Eh bien le ministère des Armées français veut en créer un, « se propageant par l’intermédiaire d’une vulnérabilité connue (par exemple celle utilisée par Wannacry) », car la France « souhaite étudier les mécanismes de propagation d’un ver informatique ». (...)
Pour cette mission, le ministère cherche à recruter un étudiant Bac+5, qui disposera de six mois pour effectuer un stage de « développement d’un ver informatique ». La petite annonce figure en page 125 d’un catalogue de 185 pages, présentant pas moins de 145 offres de stage, qui portent également sur la « modélisation de comportements Wi-Fi malveillants », « l’exploitation de vulnérabilités avancées en environnement Windows », la « recherche de vulnérabilités dans un navigateur web », ou « l’analyse et la rétroconception de malwares » [logiciels malveillants, ndlr]. (...)
Ces offres de stages n’émanent pas de n’importe quelle entité du ministère des Armées : elles sont publiées par la direction technique (DT) de la DGSE, le service de renseignement extérieur chargé –notamment– de la surveillance des télécommunications à l’international et de la « lutte informatique active » –doux nom donné à ce qu’il qualifiait auparavant de « lutte informatique offensive », c’est-à-dire au développement de logiciels espions ou malveillants.
Discrètement évoquée en décembre dernier par Intelligence Online [un site d’information payant spécialisé dans le renseignement, ndlr], cette information n’avait étrangement été relayée par aucun autre média jusque là. (...)

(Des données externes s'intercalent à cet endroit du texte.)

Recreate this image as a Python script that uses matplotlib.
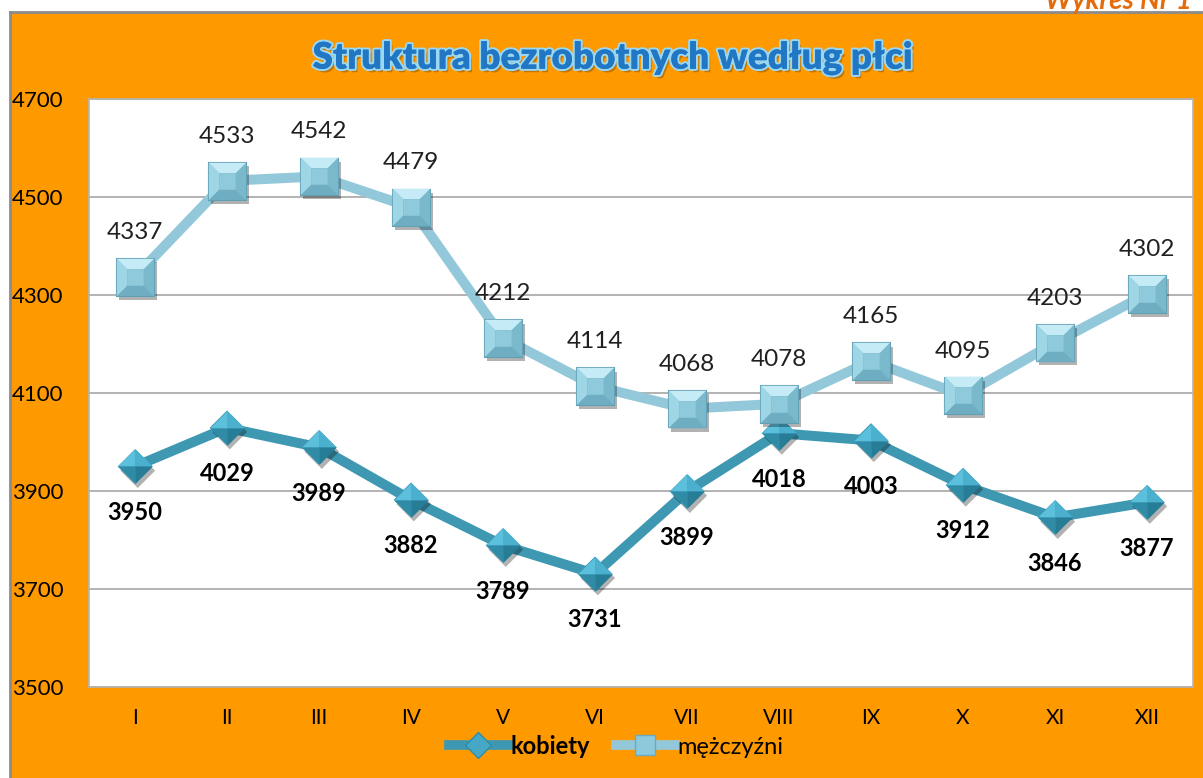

La DGSE cherche aussi un stagiaire pour le développement d’un « outil discret de détournement des flux de voix sur IP » (type Skype ou Snapchat), afin de pouvoir « enregistrer, exfiltrer ou même changer la destination de ces appels », et un autre chargé de l’« analyse de backdoors [portes dérobées, ndlr] publiques type RAT » [pour « Remote Administration Tool », nom donné aux logiciels espions permettant une prise de contrôle à distance d’un ordinateur, ndlr] susceptible de « détecter ce type d’implant sur des machines hôtes de réseaux compromis ».
L’abondance des données que la direction technique de la DGSE récolte en matière d’investigation numérique l’amène également à vouloir développer de « nouveaux outils » d’extraction et d’analyse des « messageries mails, navigation internet, données systèmes, etc.) sur différents OS (Windows, Linux, Android, iOS...) », et même une « chaîne de traitement automatisée » tout spécialement dédiée. (...)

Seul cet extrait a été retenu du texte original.